Nothing
#' Conditional quantile estimates with additional variables for model evaluation
#'
#' This function enhances [conditionalQuantile()] by also considering how other
#' variables vary over the same intervals. Conditional quantiles are very useful
#' on their own for model evaluation, but provide no direct information on how
#' other variables change at the same time. For example, a conditional quantile
#' plot of ozone concentrations may show that low concentrations of ozone tend
#' to be under-predicted. However, the cause of the under-prediction can be
#' difficult to determine. However, by considering how well the model predicts
#' other variables over the same intervals, more insight can be gained into the
#' underlying reasons why model performance is poor.
#'
#' The `conditionalEval` function provides information on how other
#' variables vary across the same intervals as shown on the conditional quantile
#' plot. There are two types of variable that can be considered by setting the
#' value of `statistic`. First, `statistic` can be another variable in
#' the data frame. In this case the plot will show the different proportions of
#' `statistic` across the range of predictions. For example `statistic
#' = "season"` will show for each interval of `mod` the proportion of
#' predictions that were spring, summer, autumn or winter. This is useful
#' because if model performance is worse for example at high concentrations of
#' `mod` then knowing that these tend to occur during a particular season
#' etc. can be very helpful when trying to understand *why* a model fails.
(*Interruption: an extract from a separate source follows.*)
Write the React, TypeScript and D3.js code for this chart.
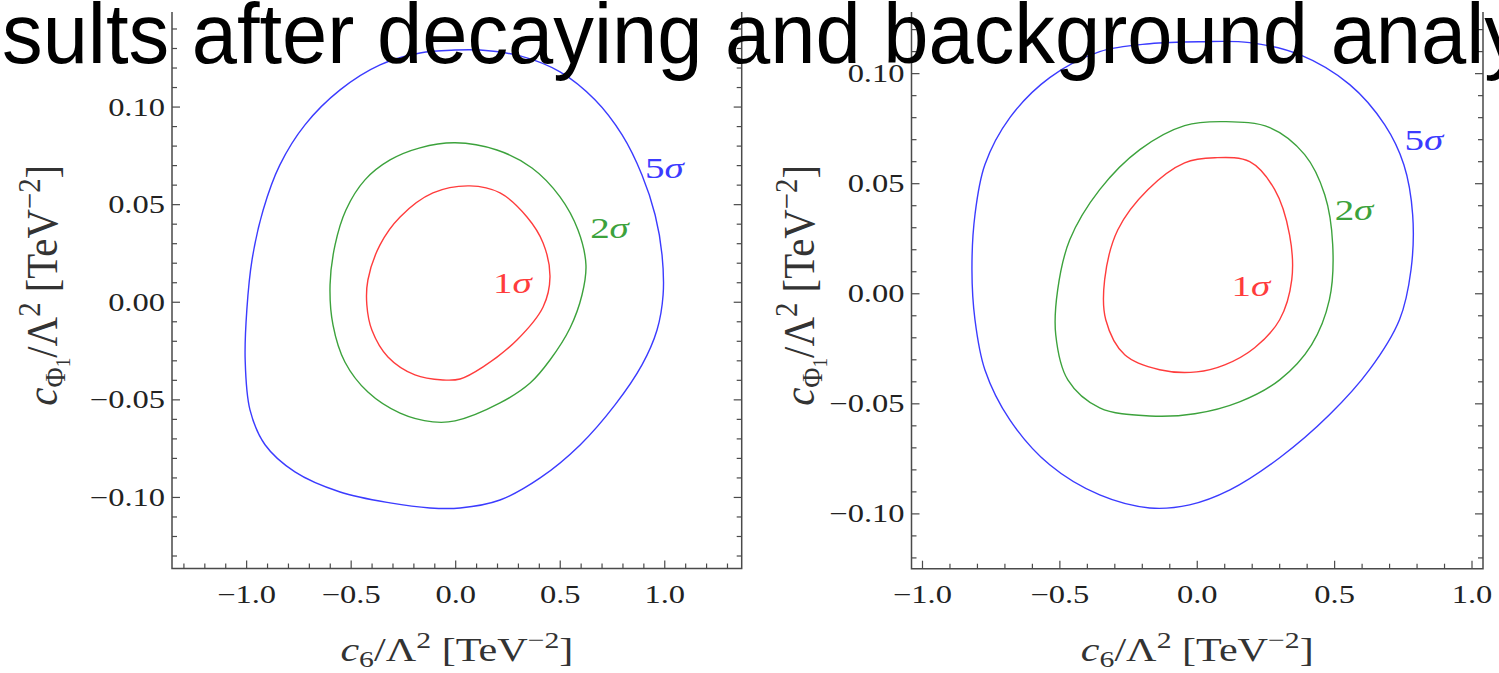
import React from "react";
import * as d3 from "d3";

// contour points, [c6, cPhi1]
const leftSigma5: [number, number][] = [
  [-0.003, 0.1292], [-0.171, 0.1277], [-0.362, 0.1216], [-0.553, 0.1088], [-0.721, 0.0909],
  [-0.841, 0.0704], [-0.921, 0.0473], [-0.974, 0.0218], [-0.999, -0.0038], [-1.007, -0.0295],
  [-0.984, -0.0551], [-0.912, -0.073], [-0.769, -0.0869], [-0.553, -0.0972], [-0.314, -0.1028],
  [-0.123, -0.1054], [0.021, -0.1054], [0.212, -0.1013], [0.404, -0.09], [0.595, -0.0731],
  [0.762, -0.0526], [0.891, -0.0321], [0.963, -0.0142], [0.992, 0.0037], [0.987, 0.0242],
  [0.954, 0.0447], [0.891, 0.0652], [0.796, 0.0857], [0.666, 0.1037], [0.499, 0.118],
  [0.308, 0.1262], [0.116, 0.1292],
];
const leftSigma2: [number, number][] = [
  [-0.003, 0.0817], [-0.171, 0.0791], [-0.314, 0.0729], [-0.434, 0.0627], [-0.525, 0.0473],
  [-0.577, 0.0294], [-0.601, 0.0089], [-0.587, -0.0116], [-0.53, -0.0306], [-0.42, -0.046],
  [-0.266, -0.0568], [-0.109, -0.0613], [-0.003, -0.0608], [0.212, -0.0516], [0.356, -0.0414],
  [0.451, -0.0296], [0.547, -0.0132], [0.604, 0.0037], [0.623, 0.0191], [0.585, 0.037],
  [0.499, 0.054], [0.365, 0.0688], [0.197, 0.078],
];
const leftSigma1: [number, number][] = [
  [0.068, 0.0596], [-0.109, 0.056], [-0.266, 0.0437], [-0.362, 0.0294], [-0.42, 0.0114],
  [-0.425, -0.0014], [-0.401, -0.0142], [-0.324, -0.028], [-0.195, -0.0372], [-0.061, -0.0398],
  [0.021, -0.0393], [0.131, -0.0331], [0.293, -0.0193], [0.418, -0.0024], [0.451, 0.013],
  [0.418, 0.0304], [0.341, 0.0437], [0.212, 0.056],
];

const rightSigma5: [number, number][] = [
  [-0.173, 0.1136], [-0.355, 0.11], [-0.537, 0.0982], [-0.682, 0.08], [-0.773, 0.0586],
  [-0.809, 0.0359], [-0.82, 0.0109], [-0.809, -0.0118], [-0.773, -0.0345], [-0.682, -0.0573],
  [-0.537, -0.0777], [-0.355, -0.0914], [-0.173, -0.0973], [-0.028, -0.0959], [0.119, -0.0891],
  [0.3, -0.0745], [0.481, -0.055], [0.627, -0.0345], [0.736, -0.0118], [0.778, 0.0109],
  [0.784, 0.0359], [0.752, 0.0586], [0.682, 0.0768], [0.555, 0.095], [0.373, 0.1086],
  [0.191, 0.1141], [0.009, 0.1145],
];
const rightSigma2: [number, number][] = [
  [0.1, 0.0782], [0.264, 0.0755], [0.391, 0.0632], [0.464, 0.045], [0.493, 0.0223],
  [0.481, -0.0027], [0.416, -0.0232], [0.3, -0.0391], [0.154, -0.0491], [-0.009, -0.0545],
  [-0.173, -0.0555], [-0.355, -0.0518], [-0.471, -0.0391], [-0.515, -0.0186], [-0.508, 0.0018],
  [-0.464, 0.0245], [-0.355, 0.0473], [-0.209, 0.0655], [-0.046, 0.0764],
];
const rightSigma1: [number, number][] = [
  [0.064, 0.0618], [0.191, 0.06], [0.282, 0.0473], [0.336, 0.0268], [0.344, 0.0064],
  [0.3, -0.0118], [0.209, -0.0245], [0.1, -0.0323], [-0.002, -0.0355], [-0.137, -0.0345],
  [-0.264, -0.0277], [-0.333, -0.0118], [-0.337, 0.0064], [-0.289, 0.0291], [-0.18, 0.0473],
  [-0.046, 0.0595],
];

const sigmaNames = ["5", "2", "1"];
const sigmaColors = ["#3b3bff", "#3ca23c", "#ff3c3c"];
// label anchor (left, baseline) per sigma, in data units
const leftLabelPos: [number, number][] = [[0.906, 0.0637], [0.643, 0.0329], [0.178, 0.0048]];
const rightLabelPos: [number, number][] = [[0.754, 0.0655], [0.5, 0.0336], [0.125, -0.0009]];

const xMajor = [-1, -0.5, 0, 0.5, 1];
const yMajor = [-0.1, -0.05, 0, 0.05, 0.1];
const xTickLabels = ["\u22121.0", "\u22120.5", "0.0", "0.5", "1.0"];
const yTickLabels = ["\u22120.10", "\u22120.05", "0.00", "0.05", "0.10"];

const titleText = "sults after decaying and background analy";

const SX = 1.3; // picture is stretched sideways
const serif = "'Liberation Serif', 'Times New Roman', serif";
const frameColor = "#4a4a4a";

function Panel({ left, right, top, bottom, xDomain, yDomain, contours, labelPos, yLabelX }) {
  const x = d3.scaleLinear().domain(xDomain).range([left, right]);
  const y = d3.scaleLinear().domain(yDomain).range([bottom, top]);
  const line = d3
    .line<[number, number]>()
    .x((d) => x(d[0]))
    .y((d) => y(d[1]))
    .curve(d3.curveCatmullRomClosed.alpha(0.5));

  const xMinor = d3.range(Math.ceil(xDomain[0] * 10), Math.floor(xDomain[1] * 10) + 1).map((v) => v / 10);
  const yMinor = d3.range(Math.ceil(yDomain[0] * 100), Math.floor(yDomain[1] * 100) + 1).map((v) => v / 100);
  const isMajorX = (v) => xMajor.some((m) => Math.abs(m - v) < 1e-6);
  const isMajorY = (v) => Math.abs(Math.round(v * 20) - v * 20) < 1e-6;

  return (
    <g>
      {contours.map((c, i) => (
        <path key={i} d={line(c)} fill="none" stroke={sigmaColors[i]} strokeWidth={1.4} />
      ))}
      {labelPos.map((p, i) => (
        <text
          key={"l" + i}
          transform={`translate(${x(p[0])},${y(p[1])}) scale(${SX},1)`}
          fill={sigmaColors[i]}
          fontFamily={serif}
          fontSize={30}
        >
          {sigmaNames[i]}
          <tspan fontStyle="italic">σ</tspan>
        </text>
      ))}

      {/* frame: no top edge, it is cut off */}
      <path
        d={`M${left},${top}V${bottom}H${right}V${top}`}
        fill="none"
        stroke={frameColor}
        strokeWidth={1.5}
      />
      {xMinor.map((v) => {
        const len = isMajorX(v) ? 8 : 5;
        return <line key={"xm" + v} x1={x(v)} x2={x(v)} y1={bottom} y2={bottom - len} stroke={frameColor} strokeWidth={1.2} />;
      })}
      {yMinor.map((v) => {
        const len = isMajorY(v) ? 8 : 5;
        return (
          <g key={"ym" + v}>
            <line x1={left} x2={left + len} y1={y(v)} y2={y(v)} stroke={frameColor} strokeWidth={1.2} />
            <line x1={right} x2={right - len} y1={y(v)} y2={y(v)} stroke={frameColor} strokeWidth={1.2} />
          </g>
        );
      })}
      {xMajor.map((v, i) => (
        <text
          key={"xt" + i}
          transform={`translate(${x(v)},${bottom + 34}) scale(${SX},1)`}
          textAnchor="middle"
          fontFamily={serif}
          fontSize={25}
          fill="#222"
        >
          {xTickLabels[i]}
        </text>
      ))}
      {yMajor.map((v, i) => (
        <text
          key={"yt" + i}
          transform={`translate(${left - 7},${y(v) + 8.5}) scale(${SX},1)`}
          textAnchor="end"
          fontFamily={serif}
          fontSize={25}
          fill="#222"
        >
          {yTickLabels[i]}
        </text>
      ))}

      <text
        transform={`translate(${(left + right) / 2},${bottom + 92}) scale(1.24,1)`}
        textAnchor="middle"
        fontFamily={serif}
        fontSize={34}
        fill="#333"
      >
        <tspan fontStyle="italic">c</tspan>
        <tspan fontSize={24} dy={6}>6</tspan>
        <tspan dy={-6}>/Λ</tspan>
        <tspan fontSize={24} dy={-13}>2</tspan>
        <tspan dy={13}> [TeV</tspan>
        <tspan fontSize={24} dy={-13}>−2</tspan>
        <tspan dy={13}>]</tspan>
      </text>
      <text
        transform={`translate(${yLabelX},${(top + bottom) / 2 - 5}) scale(1.3,1.2) rotate(-90)`}
        textAnchor="middle"
        fontFamily={serif}
        fontSize={34}
        fill="#333"
      >
        <tspan fontStyle="italic">c</tspan>
        <tspan fontSize={23} dy={6}>Φ</tspan>
        <tspan fontSize={16} dy={4}>1</tspan>
        <tspan dy={-10}>/Λ</tspan>
        <tspan fontSize={24} dy={-13}>2</tspan>
        <tspan dy={13}> [TeV</tspan>
        <tspan fontSize={24} dy={-13}>−2</tspan>
        <tspan dy={13}>]</tspan>
      </text>
    </g>
  );
}

export default function App() {
  return (
    <svg
      width={1499}
      height={673}
      style={{ position: "absolute", left: 0, top: 0, background: "#fff" }}
    >
      <rect width={1499} height={673} fill="#fff" />
      <Panel
        left={172}
        right={741.7}
        top={12}
        bottom={568.5}
        xDomain={[-1.357, 1.368]}
        yDomain={[-0.1364, 0.1487]}
        contours={[leftSigma5, leftSigma2, leftSigma1]}
        labelPos={leftLabelPos}
        yLabelX={57}
      />
      <Panel
        left={911.5}
        right={1483}
        top={12}
        bottom={568.7}
        xDomain={[-1.04, 1.04]}
        yDomain={[-0.1249, 0.128]}
        contours={[rightSigma5, rightSigma2, rightSigma1]}
        labelPos={rightLabelPos}
        yLabelX={814}
      />
      <text
        x={2}
        y={63}
        fontFamily="'Liberation Sans', Arial, sans-serif"
        fontSize={86}
        textLength={1523}
        lengthAdjust="spacingAndGlyphs"
        fill="#000"
      >
        {titleText}
      </text>
    </svg>
  );
}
#' See [cutData()] for more details on the types of variable that can
#' be `statistic`. Another example would be `statistic = "ws"` (if
#' wind speed were available in the data frame), which would then split wind
#' speed into four quantiles and plot the proportions of each.
#'
#' Second, `conditionalEval` can simultaneously plot the model performance
#' of other observed/predicted variable **pairs** according to different
#' model evaluation statistics. These statistics derive from the
#' [modStats()] function and include \dQuote{MB}, \dQuote{NMB},
#' \dQuote{r}, \dQuote{COE}, \dQuote{MGE}, \dQuote{NMGE}, \dQuote{RMSE} and
#' \dQuote{FAC2}. More than one statistic can be supplied e.g. `statistic =
#' c("NMB", "COE")`. Bootstrap samples are taken from the corresponding values
#' of other variables to be plotted and their statistics with 95\% confidence
#' intervals calculated. In this case, the model *performance* of other
#' variables is shown across the same intervals of `mod`, rather than just
#' the values of single variables. In this second case the model would need to
#' provide observed/predicted pairs of other variables.
#'
#' For example, a model may provide predictions of NOx and wind speed (for which
#' there are also observations available). The `conditionalEval` function
#' will show how well these other variables are predicted for the same intervals
#' of the main variables assessed in the conditional quantile e.g. ozone. In
#' this case, values are supplied to `var.obs` (observed values for other
#' variables) and `var.mod` (modelled values for other variables). For
#' example, to consider how well the model predicts NOx and wind speed
#' `var.obs = c("nox.obs", "ws.obs")` and `var.mod = c("nox.mod",
#' "ws.mod")` would be supplied (assuming `nox.obs, nox.mod, ws.obs,
#' ws.mod` are present in the data frame). The analysis could show for example,
#' when ozone concentrations are under-predicted, the model may also be shown to
#' over-predict concentrations of NOx at the same time, or under-predict wind
#' speeds. Such information can thus help identify the underlying causes of poor
#' model performance. For example, an under-prediction in wind speed could
#' result in higher surface NOx concentrations and lower ozone concentrations.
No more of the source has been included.